Air India posted a $2.8 billion loss for the financial year 2025-2026, a Reuters report said, quoting  Singapore Airlines’ annual report. This is seen as a direct impact on the company – India’s second-largest airline, grappling with disruption from the Iran war and Pakistan’s ban on Indian carriers from its airspace. 

Air India hasn’t yet publicly released its FY26 financial statements. That said, this would be Air India’s biggest loss since it was bought by the Tata Group in 2022. 

Singapore Airlines holds 25% in Air India

According to a Reuters report, Singapore Airlines, which owns a 25% stake in ​Air India, said the ⁠Indian group’s losses amounted to 3.56 billion Singapore dollars for the 12 months to end-March. This converts to $2.80 billion at current ‌exchange rate. Readers must remember that Singapore Airlines did not indicate the exchange rate it had used to calculate the loss. 

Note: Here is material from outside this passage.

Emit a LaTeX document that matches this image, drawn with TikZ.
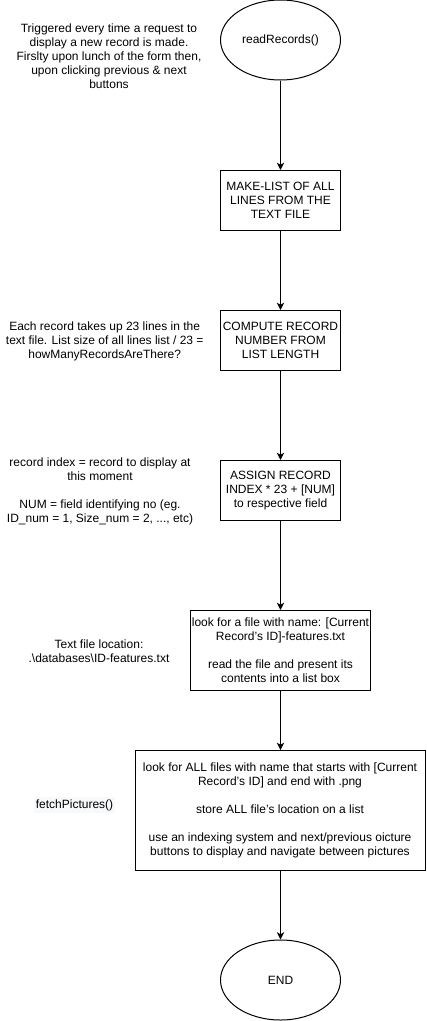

According to Singapore Airlines’ annual report, “net profit declined due to the absence of a prior year one-off accounting gain, coupled with the share of full-year losses from Air India.”

Singapore Airlines’ net profit declines in 2025-2026

The statement elaborated that the Singapore Airlines Group’s net profit declined by $1,594 million, down 57.4% to $1,184 million in 2025-2026. According to the Group,this is, primarily due to the absence of the $1,098 million non-cash accounting gain recognised in November 2024 upon the completion of the Air India-Vistara merger. 

The swing from a share of profits of associated companies last year to a loss this year (-$846 million) was due to the Group accounting for its share of Air India’s full-year losses, versus only four months the previous year. Singapore Airlines is committed to its 25.1% investment in the Air India Group, which is a core component of its long-term multi-hub strategy. 

Air India facing financial headwinds

Air India is facing financial headwinds due to airspace curbs and a surge in jet fuel prices that have forced the carrier to curtail international flights.

“Air India faces headwinds such as industry-wide supply chain constraints, airspace restrictions, constraints on operations to its key Middle East markets, and elevated jet fuel prices,”  Singapore Airlines said in a statement.

Air India cuts flights

On Wednesday, Air India announced it would cut nearly 100 overseas flights and temporarily suspend services on seven routes, including Delhi-Chicago, that will result in up to 27 percent reduction in the loss-making airline’s international capacity as it grapples with mounting operational costs due to airspace curbs and high jet fuel prices. 

According to the company, the airline will continue to operate more than 1,200 international flights every month. These include 33 flights per week to North America, 47 flights per week to Europe, 57 flights per week to the UK, eight flights per week to Australia, 158 flights per week to the Far East, Southeast Asia, and SAARC regions, and seven flights per week to Mauritius 

Air India overhaul plans 

SIA said Air India continues to make progress in its fleet renewal and aircraft retrofit program, as well as in initiatives to elevate the end-to-end customer experience and improve operational performance.

“SIA is working closely with its partner Tata Sons to support Air India’s multi-year transformation program,” Singapore Airlines said in a statement. 

Air India undergoing upgrades

Air India is carrying out a widebody modernisation programme. The upgrade is part of a broader plan to revamp Air India’s legacy fleet with new interiors and branding. Over the next two years, all 26 Boeing 787-8 aircraft will be retrofitted with a three-class configuration comprising Business, Premium Economy, and Economy cabins.  

On the narrowbody side, the airline is upgrading 27 older Airbus A320neo aircraft and has begun refurbishing the cabins of ex-Vistara A320-family aircraft to harmonize product offerings post-merger. 

Middle East a key headwind for aviation industry

However, Singapore Airlines’ statement highlighted that “heightened geopolitical tensions, including the conflict in the Middle East, are a major headwind for the airline industry.”

It highlighted that “the most immediate impact is on jet fuel prices, which have more than doubled since the conflict began, adding significant cost pressure for airlines. As the Group’s fuel bills are typically priced on a lagged basis, the impact is only partially reflected in March 2026. The full impact is expected to feed through in FY2026/27.”

 While SIA and Scoot have raised air fares across their network, “the adjustments do not fully offset the rise in the price of jet fuel, which is the Group’s single-largest expenditure item. Depending on the duration and how the situation in the Middle East develops, there could be broader implications for supply chains and macroeconomic conditions affecting demand patterns,” Singapore Airlines highlighted.